CATCare

Inspiration

While many applications of AI seek to replace human decision-making, we believe the most useful systems are the ones that amplify human expertise with structure, traceability, and less paperwork. On heavy equipment inspections, the bottleneck is rarely “knowing what’s wrong”, it’s consistently capturing it: what part, what severity, what evidence (photo), and what follow-up.

What it does

CATCare is a voice-first inspection guide that can run on a helmet/suit-mounted phone or smart glasses (e.g., Meta Ray-Bans). As a technician performs inspection on a Caterpillar 950 Wheel Loader, CATCare listens to natural speech (“engine block is leaking”) and turns it into a structured, industry-style inspection checklist.

Under the hood, the Inspector (Generator) agent guides the technician through inspection zones (Ground, Engine, Cab Exterior, Cab Interior), asks targeted clarifying questions, and maps conversational findings into typed JSON fields with standardized status codes (GREEN / YELLOW / RED) plus notes and timestamps.
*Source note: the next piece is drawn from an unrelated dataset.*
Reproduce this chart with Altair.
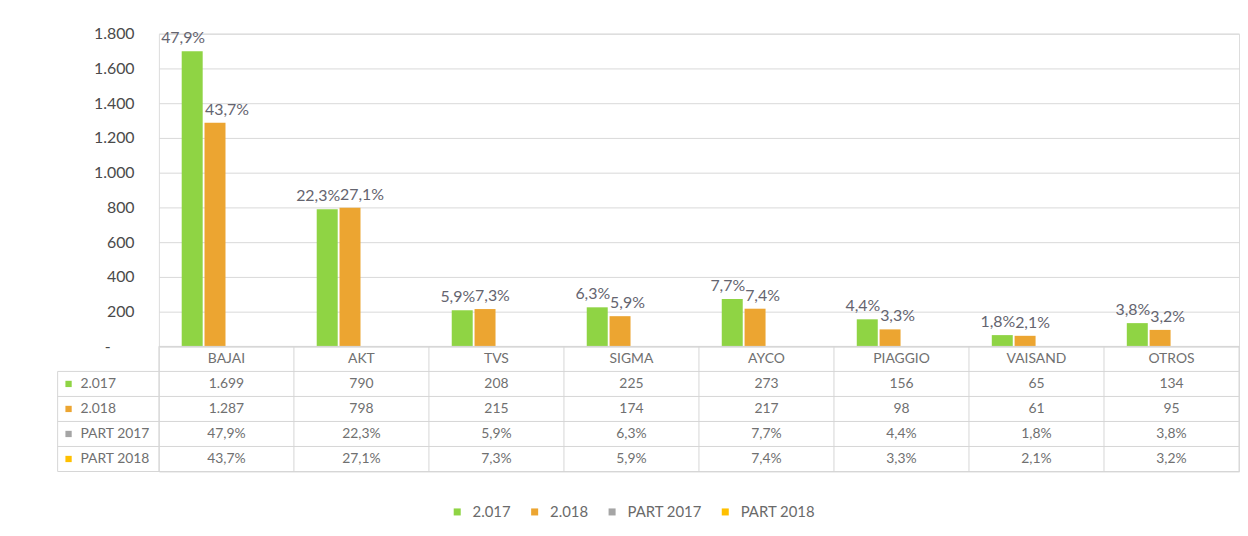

Using smart localization based off of feature mapping models to get the relative position of the technician relative to the Wheel Loader, we can intelligently help guide the inspector through the inspection process without missing any critical information. Additionally, we uniquely incorporate real-time Audio-based anomaly detection using MFCC features to compare "good-condition" engine noise vs. anomalous engine noise in order to better understand the status of the engine. When a defect is reported, it automatically captures/attaches images and produces a complete report that can be exported into photo-rich PDF summaries.

For managers, the Reviewer agent supports natural-language review over historical inspections: query by serial number, do CRUD updates on past reports, surface degrading trends over time, and generate executive summaries. The inspection outputs also create labeled, structured data that can later be used to train automated defect detection models.

How we built it

Google GenAI + Google ADK (Gemini 2.5 Flash) - multi-agent system with two personas (Inspector/Generator + Manager/Reviewer), structured JSON tool outputs, clarification loops, report generation.

PyTorch, SuperPoint, LightGlue - computer vision for zone localization + frame-by-frame matching to align findings with machine regions.

Flutter + WebSockets + Silero VAD + Gemini STT - low-latency audio streaming, pause detection for natural turn-taking, iterative speech-to-text on raw audio bytes.

FastAPI + Uvicorn (ASGI) - backend sessions, image uploads, real-time voice channels, report persistence.

Firebase - storage for storing persistent photos, reports, historical inspection records.

Flutter Mobile App - field UI for live voice interaction, instant feedback, on-the-fly inspection logging.

Challenges we ran into

Processing multi-modal streams concurrently (audio + frame capture + agent reasoning) without adding latency.

Keeping the agentic workflow reliable end-to-end (voice turns -> JSON fields -> photo linkage -> final report) while avoiding hallucinated fields.

First time hacking !!! :D -> Learning how to leverage Gemini to learn fast and deploy fast

What's next for CATCare

Expand support across more of the Caterpillar fleet and inspection templates.

Use the self-labeled inspection data (speech + images + part/status labels) to train and deploy full-stack automated inspection/detection models, with humans in the loop for verification.

Integrate to more hardware such as meta rayban smart glasses and other custom camera set ups.